JS: In what ways can Panda Biotech’s model support nearshoring/reshoring and reshape US-based textile sourcing?

Dixie Carter: Panda Biotech’s model directly supports nearshoring and reshoring by rebuilding the critical “missing middle” of the U.S. textile supply chain—the processing infrastructure that converts raw hemp fiber into mill-ready inputs. By producing industrial-scale, cottonized hemp fiber domestically, Panda Biotech provides U.S. and nearshore mills with a sustainable, regionally available raw material engineered for compatibility with existing cotton spinning systems. This enables immediate integration into current equipment without the need for major capital investment or process retooling.

Our vertically integrated supply model—linking American farmers, hemp fiber processing, and downstream textile manufacturing—shortens lead times, reduces carbon emissions associated with global transport, and enhances supply chain resilience.
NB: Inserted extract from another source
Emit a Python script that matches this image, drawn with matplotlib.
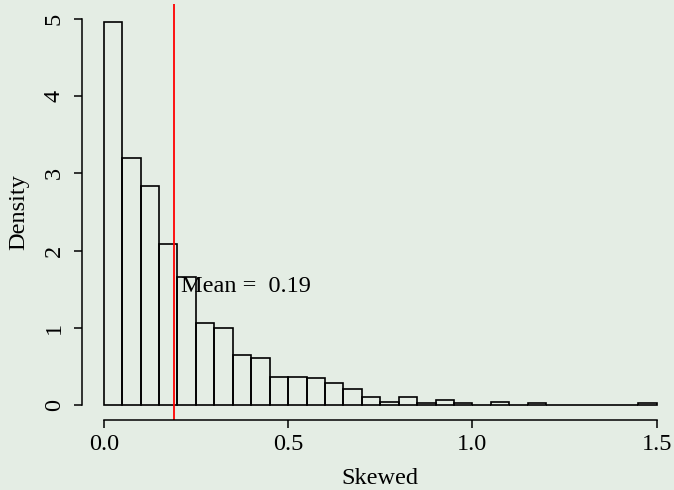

In essence, Panda Biotech’s model transforms U.S.-grown hemp into a strategic raw material that underpins a modern, circular, and secure domestic textile ecosystem.

JS: What concrete milestonescapacity, certifications, multi-mill qualificationsshould stakeholders expect in the next year?

Dixie Carter: Panda Biotech will focus on operational scaling, quality assurance validation, and multi-mill integration—across denim and knits—to solidify our position as the leading producer of industrial hemp fiber in the Western Hemisphere. We will also continue to seek certifications beyond our current USDA BioPreferred designation and Oeko-Tex Standard 100 certification.

JS: Dixie, thank you for the clear view into Panda Biotech’s scale-up, quality controls, and mill partnerships, and how they’re enabling denim and knits adoption. We’ll be tracking the next wave of certifications, multi-mill qualifications, and capacity milestones as indicators of hemp’s move into the mainstream U.S. supply base.